Las Vegas, Part Five: The Chocolate is Lactose Intolerant

16 Nov

from August 30, 2008

The next day we had breakfast at the Rio buffet because we were comped. Simple as that.

It was a good buffet. There were eggs of all types, with all types of stuff in them, and bacon, ham, sausage links, sausage patties, muffins, English muffins, croissants, toast, wheat toast, melba toast, fruit, cold cereal, hot cereal, sandwiches, pancakes, flapjacks (which I say ARE pancakes), waffles, fried rice, egg fu yung, spare ribs, roast pork, beef and broccoli, sweet and sour chicken, and a huge variety of Chinese food at 10 in the morning. Really, there was more Chinese food than I am used to seeing outside of cold cartons in my fridge at that early hour.

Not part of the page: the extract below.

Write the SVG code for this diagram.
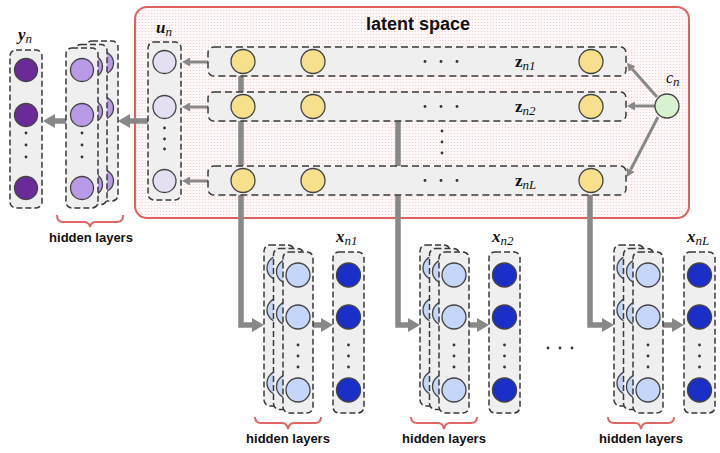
<svg xmlns="http://www.w3.org/2000/svg" width="720" height="453" viewBox="0 0 720 453">
<style>
.dbox{fill:#efefef;stroke:#3a3a3a;stroke-width:1.5;stroke-dasharray:6 3}
.row{fill:#efefef;stroke:#3a3a3a;stroke-width:1.5;stroke-dasharray:7 4}
.nd{stroke:#444;stroke-width:1.3}
.yel{fill:#f6e08c}
.uu{fill:#e5dff4}
.yy{fill:#6a2a98}
.hp{fill:#b99ae6}
.hb{fill:#c6d6f8}
.xx{fill:#1a2ec8}
.dot{fill:#333}
.thick{fill:none;stroke:#888;stroke-width:5.5}
.thin{fill:none;stroke:#888;stroke-width:3}
.brace{fill:none;stroke:#e06666;stroke-width:2}
.lbl{font-family:"Liberation Sans",Arial,sans-serif;font-weight:bold;font-size:13px;fill:#111;text-anchor:middle}
.title{font-family:"Liberation Sans",Arial,sans-serif;font-weight:bold;font-size:18px;fill:#111;text-anchor:middle}
.math{font-family:"Liberation Serif","Times New Roman",serif;fill:#111}
.sub{font-style:italic;font-weight:normal;font-size:13px}
</style>
<defs>
<pattern id="dots" width="3" height="3" patternUnits="userSpaceOnUse">
<rect width="3" height="3" fill="#fff8f8"/>
<circle cx="1.5" cy="1.5" r="0.6" fill="#f5c8c8"/>
</pattern>
<marker id="big" markerUnits="userSpaceOnUse" markerWidth="12" markerHeight="14" refX="0" refY="7" orient="auto" viewBox="0 0 12 14">
<path d="M0,0 L12,7 L0,14 z" fill="#888"/>
</marker>
<marker id="small" markerUnits="userSpaceOnUse" markerWidth="8" markerHeight="9" refX="0" refY="4.5" orient="auto" viewBox="0 0 8 9">
<path d="M0,0 L8,4.5 L0,9 z" fill="#888"/>
</marker>
<g id="hblue">
<rect class="dbox" x="0" y="0" width="30" height="161" rx="6"/>
<circle class="nd hb" cx="15" cy="23" r="12"/>
<circle class="nd hb" cx="15" cy="65" r="12"/>
<circle class="nd hb" cx="15" cy="138" r="12"/>
</g>
<g id="xcol">
<rect class="dbox" x="0" y="0" width="31" height="161" rx="6"/>
<circle class="nd xx" cx="15.5" cy="23" r="12"/>
<circle class="nd xx" cx="15.5" cy="65" r="12"/>
<circle class="nd xx" cx="15.5" cy="138" r="12"/>
<circle class="dot" cx="15.5" cy="93" r="1.4"/>
<circle class="dot" cx="15.5" cy="104" r="1.4"/>
<circle class="dot" cx="15.5" cy="115" r="1.4"/>
</g>
</defs>

<g id="latent-space">
<rect x="135" y="7" width="554" height="211" rx="12" fill="url(#dots)" stroke="#e06060" stroke-width="2"/>
<text class="title" x="418" y="30">latent space</text>
</g>

<g id="connectors">
<path class="thick" d="M241,76 V325 H252" marker-end="url(#big)"/>
<path class="thick" d="M398,121 V325 H408" marker-end="url(#big)"/>
<path class="thick" d="M590,195 V325 H602" marker-end="url(#big)"/>
<path class="thick" d="M313,325 H321" marker-end="url(#big)"/>
<path class="thick" d="M469,325 H477" marker-end="url(#big)"/>
<path class="thick" d="M663,325 H672" marker-end="url(#big)"/>
<path class="thick" d="M148,121 H130" marker-end="url(#big)"/>
<path class="thick" d="M66,121 H55" marker-end="url(#big)"/>
<path class="thin" d="M208,62 H190" marker-end="url(#small)"/>
<path class="thin" d="M208,107 H190" marker-end="url(#small)"/>
<path class="thin" d="M208,181 H190" marker-end="url(#small)"/>
<path class="thin" d="M657,97 L632.2,69.1" marker-end="url(#small)"/>
<path class="thin" d="M655,106 H635" marker-end="url(#small)"/>
<path class="thin" d="M658,117 L630.6,169.8" marker-end="url(#small)"/>
</g>

<g id="z1">
<rect class="row" x="208" y="47" width="418" height="29" rx="6"/>
<circle class="nd yel" cx="243" cy="61.5" r="12"/>
<circle class="nd yel" cx="313" cy="61.5" r="12"/>
<circle class="nd yel" cx="591" cy="61.5" r="12"/>
<circle class="dot" cx="425" cy="61.5" r="1.4"/><circle class="dot" cx="441" cy="61.5" r="1.4"/><circle class="dot" cx="457" cy="61.5" r="1.4"/>
<text class="math" x="515" y="67" font-size="17" font-weight="bold">z<tspan class="sub" dy="3">n1</tspan></text>
</g>
<g id="z2">
<rect class="row" x="208" y="92" width="418" height="29" rx="6"/>
<circle class="nd yel" cx="243" cy="106.5" r="12"/>
<circle class="nd yel" cx="313" cy="106.5" r="12"/>
<circle class="nd yel" cx="591" cy="106.5" r="12"/>
<circle class="dot" cx="425" cy="106.5" r="1.4"/><circle class="dot" cx="441" cy="106.5" r="1.4"/><circle class="dot" cx="457" cy="106.5" r="1.4"/>
<text class="math" x="515" y="112" font-size="17" font-weight="bold">z<tspan class="sub" dy="3">n2</tspan></text>
</g>
<g id="zdots">
<circle class="dot" cx="442" cy="131" r="1.4"/><circle class="dot" cx="442" cy="142" r="1.4"/><circle class="dot" cx="442" cy="153" r="1.4"/>
</g>
<g id="zL">
<rect class="row" x="208" y="166" width="418" height="29" rx="6"/>
<circle class="nd yel" cx="243" cy="180.5" r="12"/>
<circle class="nd yel" cx="313" cy="180.5" r="12"/>
<circle class="nd yel" cx="591" cy="180.5" r="12"/>
<circle class="dot" cx="425" cy="180.5" r="1.4"/><circle class="dot" cx="441" cy="180.5" r="1.4"/><circle class="dot" cx="457" cy="180.5" r="1.4"/>
<text class="math" x="515" y="186" font-size="17" font-weight="bold">z<tspan class="sub" dy="3">nL</tspan></text>
</g>

<g id="cn">
<circle class="nd" cx="667" cy="106" r="12" fill="#d8f2d0"/>
<text class="math" x="666" y="83" font-size="16" font-style="italic">c<tspan class="sub" dy="3">n</tspan></text>
</g>

<g id="un">
<rect class="dbox" x="148" y="42" width="33" height="158" rx="6"/>
<circle class="nd uu" cx="164.5" cy="62" r="11.5"/>
<circle class="nd uu" cx="164.5" cy="107" r="11.5"/>
<circle class="nd uu" cx="164.5" cy="181" r="11.5"/>
<circle class="dot" cx="164.5" cy="128" r="1.4"/><circle class="dot" cx="164.5" cy="139" r="1.4"/><circle class="dot" cx="164.5" cy="149" r="1.4"/>
<text class="math" x="156" y="33" font-size="17" font-weight="bold" font-style="italic">u<tspan class="sub" dy="3">n</tspan></text>
</g>

<g id="yn">
<rect class="dbox" x="10" y="50" width="32" height="158" rx="6"/>
<circle class="nd yy" cx="26" cy="70" r="11.5"/>
<circle class="nd yy" cx="26" cy="115" r="11.5"/>
<circle class="nd yy" cx="26" cy="188" r="11.5"/>
<circle class="dot" cx="26" cy="133" r="1.4"/><circle class="dot" cx="26" cy="145" r="1.4"/><circle class="dot" cx="26" cy="157" r="1.4"/>
<text class="math" x="18" y="40" font-size="17" font-weight="bold" font-style="italic">y<tspan class="sub" dy="3">n</tspan></text>
</g>

<g id="hidden-y">
<g transform="translate(86,41)">
<rect class="dbox" x="0" y="0" width="32" height="160" rx="6"/>
<circle class="nd hp" cx="16" cy="22" r="11.5"/><circle class="nd hp" cx="16" cy="67" r="11.5"/><circle class="nd hp" cx="16" cy="140" r="11.5"/>
</g>
<g transform="translate(75,44.5)">
<rect class="dbox" x="0" y="0" width="32" height="160" rx="6"/>
<circle class="nd hp" cx="16" cy="22" r="11.5"/><circle class="nd hp" cx="16" cy="67" r="11.5"/><circle class="nd hp" cx="16" cy="140" r="11.5"/>
</g>
<g transform="translate(66,48)">
<rect class="dbox" x="0" y="0" width="32" height="160" rx="6"/>
<circle class="nd hp" cx="16" cy="22" r="11.5"/><circle class="nd hp" cx="16" cy="67" r="11.5"/><circle class="nd hp" cx="16" cy="140" r="11.5"/>
<circle class="dot" cx="16" cy="85" r="1.4"/><circle class="dot" cx="16" cy="97" r="1.4"/><circle class="dot" cx="16" cy="109" r="1.4"/>
</g>
<path class="brace" d="M57,215 Q57,222 63,222 H84 Q89,222 90,227 Q91,222 96,222 H117 Q123,222 123,215"/>
<text class="lbl" x="91" y="242">hidden layers</text>
</g>

<g id="hidden-1">
<use href="#hblue" x="264" y="245"/>
<use href="#hblue" x="273.5" y="248.5"/>
<use href="#hblue" x="283" y="252"/>
<circle class="dot" cx="298" cy="345" r="1.4"/><circle class="dot" cx="298" cy="356" r="1.4"/><circle class="dot" cx="298" cy="367" r="1.4"/>
<path class="brace" d="M255,417 Q255,423 261,423 H282 Q287,423 288,429 Q289,423 294,423 H315 Q321,423 321,417"/>
<text class="lbl" x="288" y="443">hidden layers</text>
</g>
<g id="x1">
<use href="#xcol" x="333" y="252"/>
<text class="math" x="336" y="242" font-size="17" font-weight="bold" font-style="italic">x<tspan class="sub" dy="3">n1</tspan></text>
</g>

<g id="hidden-2">
<use href="#hblue" x="420" y="245"/>
<use href="#hblue" x="429.5" y="248.5"/>
<use href="#hblue" x="439" y="252"/>
<circle class="dot" cx="454" cy="345" r="1.4"/><circle class="dot" cx="454" cy="356" r="1.4"/><circle class="dot" cx="454" cy="367" r="1.4"/>
<path class="brace" d="M411,417 Q411,423 417,423 H438 Q443,423 444,429 Q445,423 450,423 H471 Q477,423 477,417"/>
<text class="lbl" x="444" y="443">hidden layers</text>
</g>
<g id="x2">
<use href="#xcol" x="489" y="252"/>
<text class="math" x="492" y="242" font-size="17" font-weight="bold" font-style="italic">x<tspan class="sub" dy="3">n2</tspan></text>
</g>

<g id="ellipsis">
<circle class="dot" cx="548" cy="348" r="1.4"/><circle class="dot" cx="560" cy="348" r="1.4"/><circle class="dot" cx="572" cy="348" r="1.4"/>
</g>

<g id="hidden-L">
<use href="#hblue" x="614" y="245"/>
<use href="#hblue" x="623.5" y="248.5"/>
<use href="#hblue" x="633" y="252"/>
<circle class="dot" cx="648" cy="345" r="1.4"/><circle class="dot" cx="648" cy="356" r="1.4"/><circle class="dot" cx="648" cy="367" r="1.4"/>
<path class="brace" d="M608,417 Q608,423 614,423 H635 Q640,423 641,429 Q642,423 647,423 H668 Q674,423 674,417"/>
<text class="lbl" x="641" y="443">hidden layers</text>
</g>
<g id="xL">
<use href="#xcol" x="684" y="252"/>
<text class="math" x="687" y="242" font-size="17" font-weight="bold" font-style="italic">x<tspan class="sub" dy="3">nL</tspan></text>
</g>
</svg>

Everything went smoothly until the waitress attempted to explain why she couldn’t bring us the chocolate milk we had ordered. We had each ordered a chocolate milk and a glass of orange juice. We were served two glasses of orange juice apiece. I love orange juice but I was all set for some chocolate milk. The waitress tried to explain what happened but there was a language barrier. While apparently human, she spoke some dialect that could not have been created in our solar system, or possibly this dimension. It’ll be hard, but I’ll recreate part of the “conversation” as well as I can, and make it easier for you to understand than it was for me.

MY BROTHER: We ordered chocolate milk.
MY BROTHER: So where is it?
WAITRESS: I gave you an extra orange juice.
ME: But what about the chocolate milk?
WAITRESS: The chocolate is not in.
MY BROTHER: You don’t have any chocolate?
WAITRESS: It is not in the milk.
ME: It is not in the milk?
WAITRESS: It is not in.

So the chocolate was not in the milk, or whatever, and after I found that while I love orange juice, I didn’t like it so much after I drank two huge Las Vegas-size glasses of it, it was time to take care of the only familial obligation we had on this trip.

Cousin Marty was not really our cousin, he was my Dad’s cousin. I’m not sure what that makes him to me so, glutton for punishment that I am, I googled it. Here’s what Yahoo Answers came up with: (And just wondering, If I google on Yahoo, what is that called?

Geneology Q — would my father’s cousin be my 1st cousin once removed or my 2nd cousin?

Best Answer – Chosen by Asker

The cousin number indicates the number of generations separating the person closest to a common ancestor from that common ancestor.

In your case, the common ancestor is your great grandfather. Both your father and his cousin are separated from your great grandfather by ONE generation (for your father, it is your grandfather — for your father’s cousin, it is your great Aunt or Uncle). Thus they are 1st cousins (1 generation separation from common ancestor).

The “removed” is the additional generations, if any, separating the second person (further away) from the common ancestor.

So with YOU, your father’s cousin is still closest to the common ancestor, 1 generation separation, so you and your father’s cousin are still 1st cousins.

BUT you are TWO generations separated from the common ancestor (your father and grandfather). So the difference (2-1=1) is the removed number. So you and your father’s cousin are 1st cousins once removed.

BUT, your father’s cousins CHILD would now be two generations removed from the common ancestor — as you are two generations removed. So you and your father’s cousin’s child are 2nd cousins. And since you are both 2 generations separated, there is no “removed” as 2-2=0.

So I still have no idea what he is to me, other than a rich stranger. You see, he is the son of my Grandma Sophie’s sister, Aunt Charlotte, whom we all just called Aunt Charlie when we kids for what reason I have no idea. (I never saw her cross-dress.) But even back then I had no idea of who she was because I think, without googling my yahoo, I think she was really my Great Aunt.

I never saw her much because she was scatterbrained and my Grandma was crotchety (cranky) and eventually Aunt Charlie moved to Las Vegas with her son Marty whom I never met. They had no relatives out there but Marty stayed in touch with my Dad. They had always been close and when Dad went to Vegas they always got together.

A few years ago he called my Dad and asked if my brother and I, whom he had never met, would mind being in his will. We didn’t mind. Aunt Charlie had passed away and he had no other relatives and in exchange for being his heirs (he owns some property out there) all we’d have to do is go out and there and make the arrangements after he died.

So it was with thoughts of familial love and obligation, and the prospect of someday owning some Nevada land, that we called Cousin Marty.

He wanted to drive over. He wanted to take us out to eat. He wanted to show us Freemont Street, whatever that was, but he couldn’t see us at all because he was on heavy antibiotics after some dental work and was groggy.

But we talked and promised that we’d get together next time and we dodged the Marty bullet.

So with breakfast digested, orange juice peed, and chocolate not in the milk, we got in a cab and went to the Hilton, to Star Trek: The Experience.

And also to bitch-slap Paris Hilton if she happened to be there.